## PROBLEM DESCRIPTION
Write out the listing from the line with "Emit a web page" to the line with "90, 100, 110];", both lines included, exactly and nothing beyond. Leave pictures out.

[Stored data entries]

· · · ·

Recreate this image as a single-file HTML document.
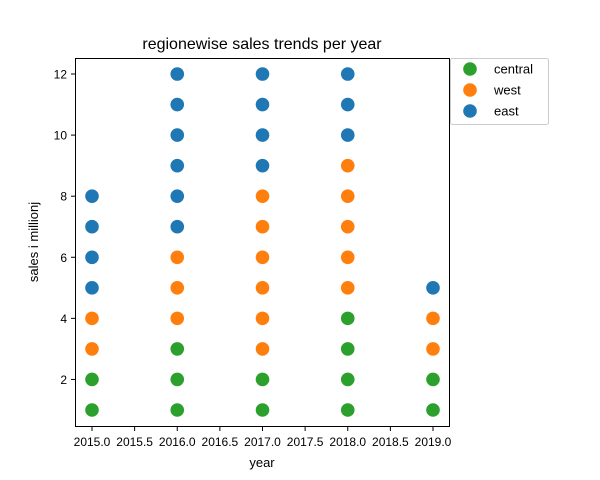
<!DOCTYPE html>
<html><head><meta charset="utf-8"><style>
body{margin:0;background:#fff}
svg{display:block;font-family:"Liberation Sans","DejaVu Sans",sans-serif}
</style></head><body>
<svg id="chart" width="600" height="480" viewBox="0 0 600 480" xmlns="http://www.w3.org/2000/svg">
<rect width="600" height="480" fill="#fff"/>
<text x="262" y="49" text-anchor="middle" font-size="16">regionewise sales trends per year</text>
<g id="grid"></g>
<g id="marks"></g>
<rect x="75.5" y="58.5" width="374" height="368" fill="none" stroke="#000" stroke-width="1"/>
<text x="262" y="467" text-anchor="middle" font-size="13">year</text>
<text transform="translate(38,242) rotate(-90)" text-anchor="middle" font-size="13">sales i millionj</text>
<g>
<rect x="450.5" y="58.5" width="98" height="66" rx="2" fill="#fff" stroke="#ccc"/>
<g id="legend-items"></g>
</g>
</svg>
<script>
const years=[2015,2016,2017,2018,2019];
const centralX=[2015,2015,2016,2016,2016,2017,2017,2018,2018,2018,2018,2019,2019];
const centralY=[1,2,1,2,3,1,2,1,2,3,4,1,2];
const westX=[2015,2015,2016,2016,2016,2017,2017,2017,2017,2017,2017,2018,2018,2018,2018,2018,2019,2019];
const westY=[3,4,4,5,6,3,4,5,6,7,8,5,6,7,8,9,3,4];
const eastX=[2015,2015,2015,2015,2016,2016,2016,2016,2016,2016,2017,2017,2017,2017,2018,2018,2018,2019];
const eastY=[5,6,7,8,7,8,9,10,11,12,9,10,11,12,10,11,12,5];
const xTicks=[2015.0,2015.5,2016.0,2016.5,2017.0,2017.5,2018.0,2018.5,2019.0];
const yTicks=[2,4,6,8,10,12];
const seriesNames=["central","west","east"];
const colors=["#2ca02c","#ff7f0e","#1f77b4"];
const NS="http://www.w3.org/2000/svg";
const xs=v=>92+(v-2015)*85.25;
const ys=v=>410-(v-1)*30.545;
const grid=document.getElementById('grid');
function mk(tag,attrs,parent){const e=document.createElementNS(NS,tag);for(const k in attrs)e.setAttribute(k,attrs[k]);parent.appendChild(e);return e;}
xTicks.forEach(t=>{
  const l=mk('line',{x1:xs(t),x2:xs(t),y1:427,y2:431,stroke:'#000'},grid);
  
  
  const tx=mk('text',{x:xs(t),y:446,'text-anchor':'middle','font-size':12},grid);
  tx.textContent=t.toFixed(1);
  
  
});
yTicks.forEach(t=>{
  const l=mk('line',{x1:71,x2:75,y1:ys(t),y2:ys(t),stroke:'#000'},grid);
  
  
  const tx=mk('text',{x:67,y:ys(t)+4.5,'text-anchor':'end','font-size':12},grid);
  tx.textContent=t;
  
  
});
const marks=document.getElementById('marks');
[[centralX,centralY],[westX,westY],[eastX,eastY]].forEach((s,i)=>{
  s[0].forEach((x,j)=>{
    const c=mk('circle',{cx:xs(x),cy:ys(s[1][j]),r:6.8,fill:colors[i]},marks);
    
    
  });
});
const li=document.getElementById('legend-items');
seriesNames.forEach((n,i)=>{
  const y=69+i*21;
  const c=mk('circle',{cx:470,cy:y,r:6.8,fill:colors[i]},li);
  
  
  const t=mk('text',{x:494,y:y+4.5,'font-size':13},li);
  t.textContent=n;
  
  
});
</script>
</body></html>
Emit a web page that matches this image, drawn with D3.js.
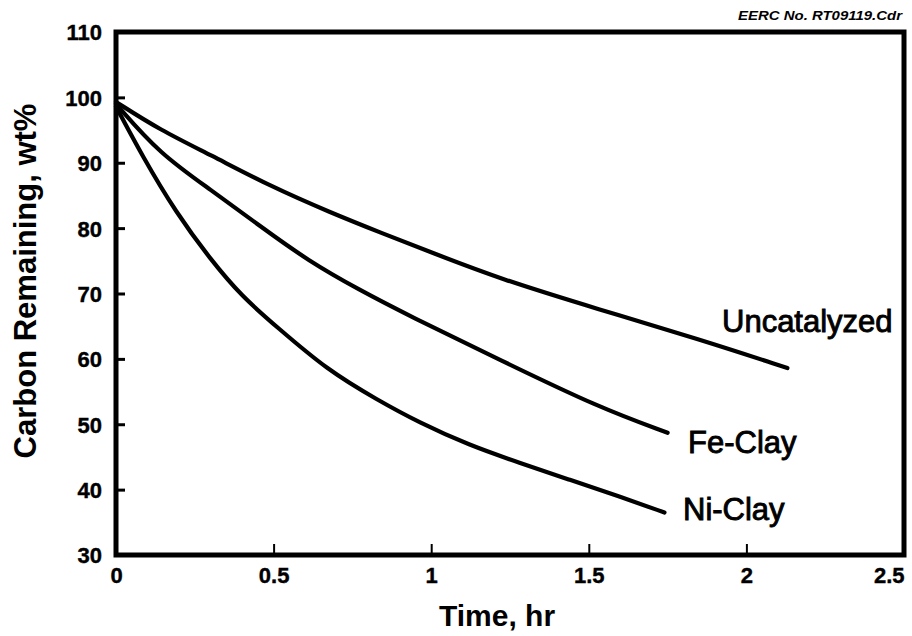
<!DOCTYPE html>
<html>
<head>
<meta charset="utf-8">
<script src="https://cdn.jsdelivr.net/npm/d3@7"></script>
<style>
  html, body { margin: 0; padding: 0; background: #fff; }
  svg { display: block; }
</style>
</head>
<body>
<svg id="chart" width="912" height="636"></svg>
<script>
// ---- data ----
const xTicks = [0, 0.5, 1, 1.5, 2, 2.5];
const yTicks = [30, 40, 50, 60, 70, 80, 90, 100, 110];

const uncatTime = [0, 0.14, 0.30, 0.49, 0.68, 0.84, 1.00, 1.22, 1.53, 1.85, 2.13];
const uncatVals = [99.3, 95.0, 91.2, 86.4, 82.4, 79.3, 76.3, 72.2, 67.6, 63.0, 58.6];

const feTime = [0, 0.14, 0.30, 0.46, 0.61, 0.77, 0.93, 1.22, 1.53, 1.75];
const feVals = [99.0, 91.3, 85.9, 80.2, 75.0, 70.6, 66.6, 59.8, 52.6, 48.7];

const niTime = [0, 0.085, 0.19, 0.30, 0.40, 0.51, 0.67, 0.83, 0.96, 1.12, 1.28, 1.44, 1.60, 1.74];
const niVals = [98.6, 90.9, 82.4, 75.2, 69.5, 64.9, 58.3, 53.7, 50.3, 46.8, 44.1, 41.5, 38.9, 36.5];

const seriesNames = ["Uncatalyzed", "Fe-Clay", "Ni-Clay"];
const seriesTimes = [uncatTime, feTime, niTime];
const seriesVals = [uncatVals, feVals, niVals];

(function () {
// ---- layout ----
const svg = d3.select("#chart");
const mLeft = 116, mRight = 904, mTop = 32, mBottom = 555;

const x = d3.scaleLinear().domain([0, 2.5]).range([mLeft, mRight]);
const y = d3.scaleLinear().domain([30, 110]).range([mBottom, mTop]);

const font = "'Liberation Sans', Arial, Helvetica, sans-serif";

// y axis
const yAxis = d3.axisLeft(y).tickValues(yTicks).tickSize(-9).tickPadding(14).tickFormat(d3.format("d"));
const gy = svg.append("g").attr("transform", `translate(${mLeft},0)`).call(yAxis);
gy.select(".domain").remove();
gy.selectAll(".tick line").attr("stroke", "#000").attr("stroke-width", 3)
  .attr("display", d => (d === 30 || d === 110) ? "none" : null);
gy.selectAll(".tick text")
  .attr("font-family", font).attr("font-weight", "bold").attr("font-size", 22)
  .attr("fill", "#000").attr("stroke", "#000").attr("stroke-width", 0.4)
  .attr("dy", "0.36em");

// x axis
const xAxis = d3.axisBottom(x).tickValues(xTicks).tickSize(-11).tickPadding(12).tickFormat(d3.format("~g"));
const gx = svg.append("g").attr("transform", `translate(0,${mBottom})`).call(xAxis);
gx.select(".domain").remove();
gx.selectAll(".tick line").attr("stroke", "#000").attr("stroke-width", 2)
  .attr("display", d => (d === 0 || d === 2.5) ? "none" : null);
gx.selectAll(".tick text")
  .attr("font-family", font).attr("font-weight", "bold").attr("font-size", 22)
  .attr("fill", "#000").attr("stroke", "#000").attr("stroke-width", 0.4)
  .attr("dy", "0.72em")
  .attr("text-anchor", d => d === 2.5 ? "end" : "middle");

// frame
svg.append("rect")
  .attr("x", mLeft).attr("y", mTop)
  .attr("width", mRight - mLeft).attr("height", mBottom - mTop)
  .attr("fill", "none").attr("stroke", "#000").attr("stroke-width", 5);

// curves
const line = d3.line()
  .x(d => x(d[0])).y(d => y(d[1]))
  .curve(d3.curveBasis);

seriesNames.forEach((name, i) => {
  const pts = seriesTimes[i].map((t, j) => [t, seriesVals[i][j]]);
  svg.append("path")
    .datum(pts)
    .attr("d", line)
    .attr("fill", "none")
    .attr("stroke", "#000")
    .attr("stroke-width", 4.2)
    .attr("stroke-linecap", "round")
    .attr("stroke-linejoin", "round");
});

// series labels
const labels = [
  { text: "Uncatalyzed", px: 722, py: 332 },
  { text: "Fe-Clay", px: 688, py: 453 },
  { text: "Ni-Clay", px: 683, py: 520 }
];
labels.forEach(l => {
  svg.append("text")
    .attr("x", l.px).attr("y", l.py)
    .attr("font-family", font).attr("font-size", 31)
    .attr("fill", "#000").attr("stroke", "#000").attr("stroke-width", 0.9)
    .text(l.text);
});

// axis titles
svg.append("text")
  .attr("x", 497).attr("y", 626)
  .attr("text-anchor", "middle")
  .attr("font-family", font).attr("font-weight", "bold").attr("font-size", 30)
  .attr("fill", "#000")
  .text("Time, hr");

svg.append("text")
  .attr("transform", "translate(36,281) rotate(-90)")
  .attr("text-anchor", "middle")
  .attr("font-family", font).attr("font-weight", "bold").attr("font-size", 31)
  .attr("fill", "#000")
  .text("Carbon Remaining, wt%");

// corner note
svg.append("text")
  .attr("x", 902).attr("y", 20)
  .attr("text-anchor", "end")
  .attr("font-family", font).attr("font-weight", "bold").attr("font-style", "italic")
  .attr("font-size", 12).attr("fill", "#000")
  .attr("textLength", 164).attr("lengthAdjust", "spacingAndGlyphs")
  .text("EERC No. RT09119.Cdr");
})();
</script>
</body>
</html>
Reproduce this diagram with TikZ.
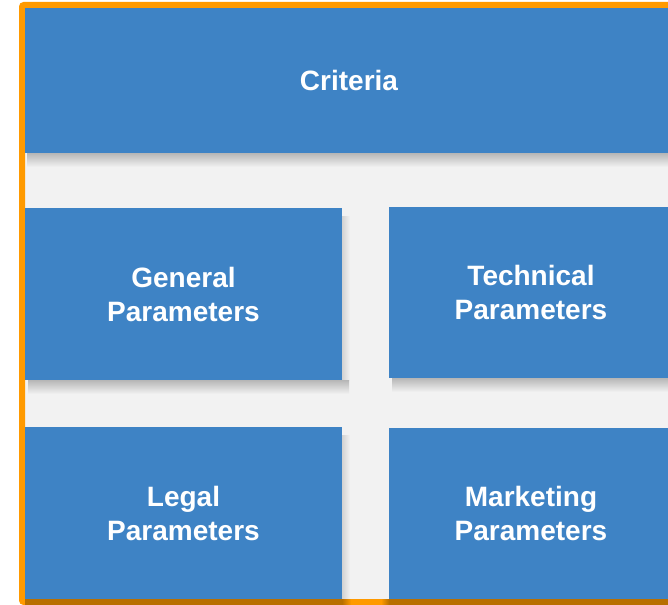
\documentclass[tikz,border=0pt]{standalone}
\usepackage{fontspec}
\setmainfont{Liberation Sans}
\usetikzlibrary{backgrounds}
\definecolor{boxblue}{HTML}{3E83C5}
\definecolor{bggray}{HTML}{F2F2F2}
\definecolor{frameorange}{HTML}{FF9A00}
\definecolor{framebrown}{HTML}{B86F00}
\definecolor{shadowgray}{HTML}{B6B6B6}
\definecolor{shadowside}{HTML}{D2D2D2}
\tikzset{
  box/.style={rectangle, fill=boxblue, draw=none, inner sep=0pt, outer sep=0pt,
    text=white, font=\bfseries\fontsize{28}{34}\selectfont, align=center},
  frame/.style={draw=frameorange, line width=6pt, rounded corners=2pt},
  shadowbottom/.style={draw=none, top color=shadowgray, bottom color=bggray},
  shadowright/.style={draw=none, left color=shadowside, right color=bggray}
}
\begin{document}
\begin{tikzpicture}[x=1pt,y=-1pt]
\clip (0,0) rectangle (668,604);
% boxes
\node[box, minimum width=648pt, minimum height=145pt] (crit) at (349,80.5) {Criteria};
\node[box, minimum width=317pt, minimum height=172pt] (gen) at (183.5,294) {General\\Parameters};
\node[box, minimum width=284pt, minimum height=171pt] (tech) at (531,292.5) {Technical\\Parameters};
\node[box, minimum width=317pt, minimum height=172pt] (legal) at (183.5,513) {Legal\\Parameters};
\node[box, minimum width=284pt, minimum height=171pt] (mkt) at (531,513.5) {Marketing\\Parameters};
\begin{scope}[on background layer]
\fill[white] (0,0) rectangle (668,604);
\fill[bggray] (22,5) rectangle (690,602);
% shadows
\shade[shadowright] ([yshift=-8pt]gen.north east) rectangle ([xshift=8pt]gen.south east);
\shade[shadowright] ([yshift=-8pt]legal.north east) rectangle ([xshift=8pt,yshift=-6pt]legal.south east);
\shade[shadowbottom] ([xshift=2pt]crit.south west) rectangle ([xshift=20pt,yshift=-14pt]crit.south east);
\shade[shadowbottom] ([xshift=3pt]gen.south west) rectangle ([xshift=7pt,yshift=-14pt]gen.south east);
\shade[shadowbottom] ([xshift=3pt]tech.south west) rectangle ([xshift=20pt,yshift=-14pt]tech.south east);
% frame
\draw[frame] (22,5) rectangle (690,602);
\fill[framebrown] (legal.south west) rectangle ([yshift=-6pt]legal.south east);
\fill[framebrown] (mkt.south west) rectangle ([xshift=20pt,yshift=-6pt]mkt.south east);
\shade[left color=framebrown, right color=frameorange] (legal.south east) rectangle ([xshift=9pt,yshift=-6pt]legal.south east);
\shade[left color=frameorange, right color=framebrown] ([xshift=-8pt]mkt.south west) rectangle ([yshift=-6pt]mkt.south west);
\end{scope}
\end{tikzpicture}
\end{document}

· · · ·

## WRITTEN ANSWER
Emit a web page that matches this image, drawn with D3.js.
<!DOCTYPE html>
<html>
<head>
<meta charset="utf-8">
<script src="https://cdn.jsdelivr.net/npm/d3@7"></script>
<style>
  html, body { margin: 0; padding: 0; background: #fff; }
  svg { display: block; }
</style>
</head>
<body>
<svg id="chart" width="912" height="636"></svg>
<script>
// ---- data ----
const xTicks = [0, 0.5, 1, 1.5, 2, 2.5];
const yTicks = [30, 40, 50, 60, 70, 80, 90, 100, 110];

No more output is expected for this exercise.